Employers may wish to consider flexible furlough in circumstances where:
• some employees who have been working may have been unable to take annual leave due to a reduced workforce;
• some employees who have been furloughed may be happy to stay on furlough, whilst others may want to get back to work (and back to full pay).
The longer the period for which the employer uses the scheme and don’t consider the impact on employees (either those who have been working and want to go on furlough, or those on furlough who want to come back to work), there may be scope for employees to argue that the employer’s failure resulted in a breach of trust and confidence in their case.
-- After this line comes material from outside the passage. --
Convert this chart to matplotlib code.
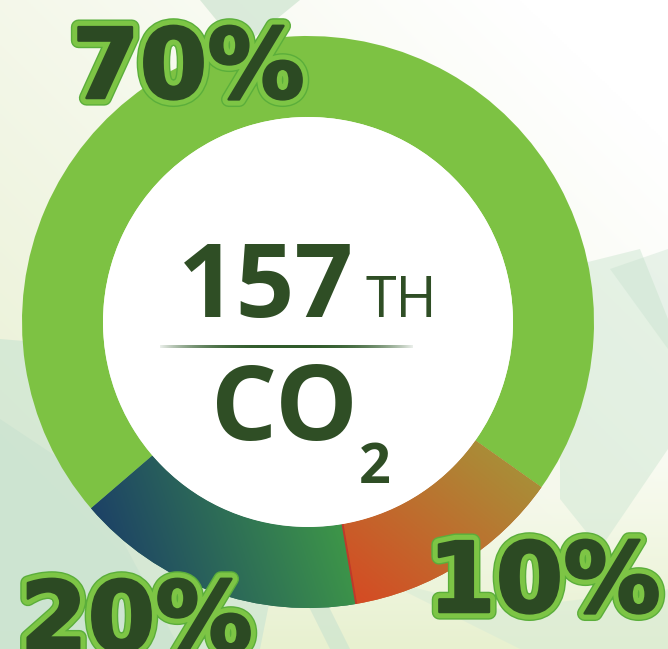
import numpy as np
import matplotlib
matplotlib.use("Agg")
import matplotlib.pyplot as plt
import matplotlib.patheffects as pe
from matplotlib.patches import Circle, Polygon
from matplotlib.colors import to_rgb

# ring data (shares of the circle as drawn in the picture) and labels
segments = ["main", "twenty", "ten"]
arc_shares = [71.1, 16.4, 12.5]
pct_labels = ["70%", "20%", "10%"]
center_number = "157"
center_suffix = "TH"
center_gas = "CO"
center_sub = "2"

W, H = 668, 649
ring_green = "#7DC243"
text_dark = "#2C4A23"

fig = plt.figure(figsize=(W / 100, H / 100), dpi=100)
ax = fig.add_axes([0, 0, 1, 1])


def lin_grad(x0, y0, x1, y1, c0, c1, extent, n=300):
    # rgb image with a linear gradient from point 0 to point 1
    xs = np.linspace(extent[0], extent[1], n)
    ys = np.linspace(extent[2], extent[3], n)
    X, Y = np.meshgrid(xs, ys)
    dx, dy = x1 - x0, y1 - y0
    t = ((X - x0) * dx + (Y - y0) * dy) / (dx * dx + dy * dy)
    t = np.clip(t, 0, 1)[..., None]
    return (1 - t) * np.array(to_rgb(c0)) + t * np.array(to_rgb(c1))


# background: pale cream-green fading to white at upper right
bg = lin_grad(0, 120, 520, 649, "#E9F0D4", "#FFFFFF", (0, W, 0, H))
bottom = lin_grad(0, 0, 0, 260, "#E8F1D0", "#FFFFFF", (0, W, 0, H))
bg = np.minimum(bg, bottom)
ax.imshow(bg, extent=(0, W, 0, H), origin="lower", zorder=0)

# soft leaf shapes
leaves = [
    ([(0, 310), (120, 300), (300, 200), (260, 0), (0, 0)], "#CFE6D3", 0.75),
    ([(0, 230), (90, 170), (180, 0), (0, 0)], "#C5E0CF", 0.45),
    ([(560, 380), (640, 400), (668, 330), (668, 200), (600, 100), (560, 150)], "#D2E8D5", 0.55),
    ([(610, 380), (668, 400), (668, 300)], "#C3DFCB", 0.35),
    ([(200, 649), (240, 600), (300, 649)], "#D3E7D4", 0.8),
    ([(300, 60), (330, 0), (350, 0), (320, 60)], "#C9E2CF", 0.6),
    ([(380, 70), (520, 0), (668, 0), (668, 60), (500, 40)], "#D6EAD6", 0.5),
]
for pts, col, a in leaves:
    ax.add_patch(Polygon(pts, closed=True, fc=col, ec="none", alpha=a, zorder=1))

# ring
cx, cy = 308, 327
R_out, R_in = 286, 205
start = 324.7
wedges, _ = ax.pie(arc_shares, colors=[ring_green, "#2A6A58", "#C0652E"],
                   startangle=start, counterclock=True, radius=R_out,
                   center=(cx, cy), wedgeprops=dict(width=R_out - R_in, linewidth=0))
for w in wedges:
    w.set_zorder(2)

box = (cx - R_out, cx + R_out, cy - R_out, cy + R_out)
blue_img = lin_grad(110, 89, 355, 170, "#1D4266", "#41A045", box)
im = ax.imshow(blue_img, extent=box, origin="lower", zorder=3)
im.set_clip_path(wedges[1])
orange_img = lin_grad(490, 209, 360, 49, "#A88F38", "#D44C24", box)
im = ax.imshow(orange_img, extent=box, origin="lower", zorder=3)
im.set_clip_path(wedges[2])

# darker edge where the 20% and 10% parts meet
ang = np.deg2rad(start + 360 * (arc_shares[0] + arc_shares[1]) / 100)
ax.plot([cx + R_in * np.cos(ang), cx + R_out * np.cos(ang)],
        [cy + R_in * np.sin(ang), cy + R_out * np.sin(ang)],
        color="#C0392A", lw=1.4, zorder=4, solid_capstyle="butt")

ax.add_patch(Circle((cx, cy), R_in, fc="white", ec="none", zorder=5))

# center text
ax.text(178, 332, center_number, fontsize=74, fontweight="bold", family="Open Sans",
        color="#2F4E25", ha="left", va="baseline", zorder=6)
ax.text(366, 332, center_suffix, fontsize=40, family="Open Sans",
        color="#2F4E25", ha="left", va="baseline", zorder=6)
ax.text(211, 209, center_gas, fontsize=75, fontweight="bold", family="Open Sans",
        color="#2F4E25", ha="left", va="baseline", zorder=6)
ax.text(359, 166, center_sub, fontsize=40, fontweight="bold", family="Open Sans",
        color="#2F4E25", ha="left", va="baseline", zorder=6)

# divider line fading at both ends
lx = np.linspace(-1, 1, 400)
fade = 1 - np.abs(lx) ** 3
strip = np.zeros((1, lx.size, 4))
strip[0, :, :3] = to_rgb("#2F5A2A")
strip[0, :, 3] = 0.1 + 0.9 * fade
ax.imshow(strip, extent=(160, 413, 300.8, 303.6), origin="lower",
          aspect="auto", interpolation="bilinear", zorder=6)

# percentage labels with a light green outline
outline = [pe.Stroke(linewidth=11, foreground="#5BAE3B"),
           pe.Stroke(linewidth=9, foreground="#7DC545"),
           pe.Stroke(linewidth=1.8, foreground=text_dark), pe.Normal()]
label_pos = [(72, 551), (20, -2), (428, 37)]
for lab, (x, y) in zip(pct_labels, label_pos):
    t = ax.text(x, y, lab, fontsize=70, fontweight="bold", family="DejaVu Sans",
                color=text_dark, ha="left", va="baseline", zorder=7)
    t.set_path_effects(outline)

ax.set_xlim(0, W)
ax.set_ylim(0, H)
ax.set_aspect("auto")
ax.axis("off")
fig.savefig("out.png", dpi=100)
Communicating with employees and potentially using flexible furlough to ease the burden on employees will either avoid disputes or put an employer in the best position to explain their decision-making as to which employees were put on furlough in response to any claim an employee may bring.
Employers should also consider which members of staff they ask to return from furlough leave (even if on a flexible basis) and whether there are any factors to consider such as child care difficulties or underlying health conditions, for example.
Employers who need to consider making redundancy exercises as a result of the increased cost of or the end of furlough will need to ensure they think ahead, particularly if the number of potential redundancies exceeds 20 (triggering the obligation to collectively consult which comes with minimum collective consultation time limits).